A Roman Europe of Hope
A Roman Europe of Hope
Reading Derrida with Brague
This chapter examines the relationship between two different and yet interrelated interpretations of Europe: Remi Brague and Jacques Derrida’s. After briefly outlining the manner in which the two thinkers have interpreted ‘how Europe is’, I ask whether Brague’s characterization of Europe as Romanity – as a perpetual transmission of that which is foreign to itself – can help us understand Derrida’s assertion in the The Other Heading that, ‘what is proper to a culture is to not be identical to itself’. A key concept I take into account while tackling this question is ‘autoimmunity’ as conceptualised by Derrida in his essay ‘Faith and Knowledge’ and in his book, Rogues.
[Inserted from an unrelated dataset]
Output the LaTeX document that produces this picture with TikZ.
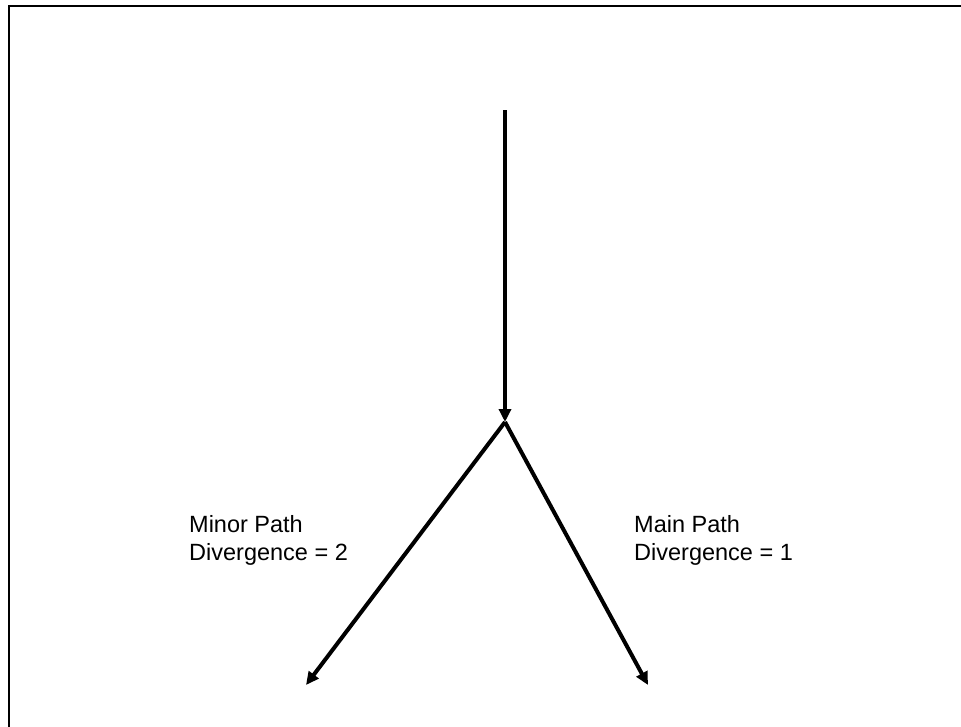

If by autoimmunity we understand the way in which the “I” is in need of the “Other” to be, or in other words, the way in which life cannot sustain itself without non-life and identity cannot do without difference, in short, if by autoimmunity we understand the ontological condition in which beings such as ourselves exist, then we must come to terms with (and in fact, in a Nietzschean sense, affirm and rejoice in) the autoimmune character of all communities, including Europe. Following Derrida’s assertion that autoimmunity is neither a threat nor a opportunity but the zone in which the threat posed by it is the very opportunity itself, I ask whether Romanity can be interpreted as an enactment of this autoimmunity, or put differently, whether it can be seen as autoimmunity at work in and through Europe. I argue that such investigation will help us to re-imagine Europe along the lines suggested by Derrida, as that which is always already different from, and yet responsible towards itself. In the final section of the chapter I examine what the implications of such a re-imagination are for crisis-stricken Europe.